On estime à un quart environ des généralistes qui veulent conserver la téléconsultation, la font bien, l’ont intégré dans leur planning de programmation sur Doctolib ou autre. Ceux-là ne changeront plus et considèrent que la téléconsultation leur fait gagner du temps, ils peuvent renouveler les ordonnances et discuter des résultats d’examen de biologie. Pour beaucoup de généralistes, c’est aussi le moyen de transformer ce qu’ils faisaient gratuitement par téléphone en téléconsultation, et d’augmenter leur revenu. Pourquoi pas ! Je pense que ce type de pratique va se stabiliser, mais qu’elle ne convient pas aux déserts médicaux ni aux patients âgés, pour lesquels il faut travailler à l’usage programmé et assisté de la téléconsultation.

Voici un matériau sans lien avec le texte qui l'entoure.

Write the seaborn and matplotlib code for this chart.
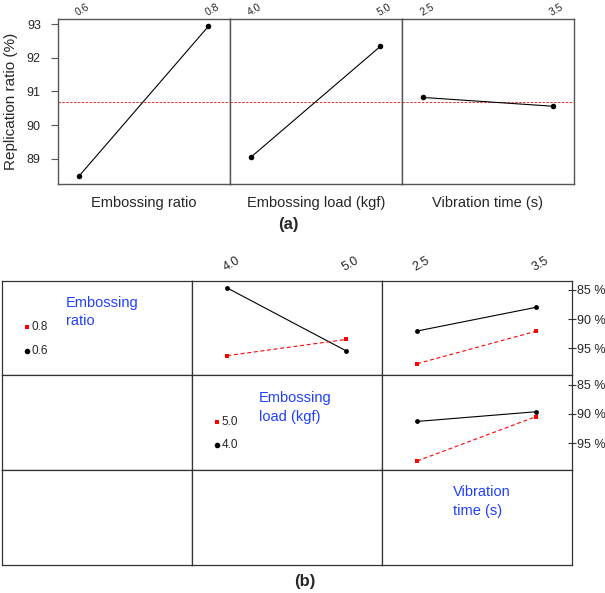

Que pensez-vous du quota de l’avenant 9 qui limite actuellement à 20 % le nombre de consultations réalisable à distance ?
C’est une côte mal taillé. L’idée de l’Ordre des médecins et de l’Assurance-maladie était d’empêcher les pratiques exclusives à distance. Mais aujourd’hui, certains médecins font beaucoup plus que 20 % car ils trouvent la télémédecine intéressante, se sont bien organisés pour, et la Cnam leur tombe dessus. Ça risque vraiment de brider ces médecins et de réduire les pratiques de téléconsultations. Je pense que, dans le cadre de téléconsultations programmées et assistées chez les malades chroniques, on pourrait aller jusqu'à 50 % à distance, avec une consultation sur deux en présentiel.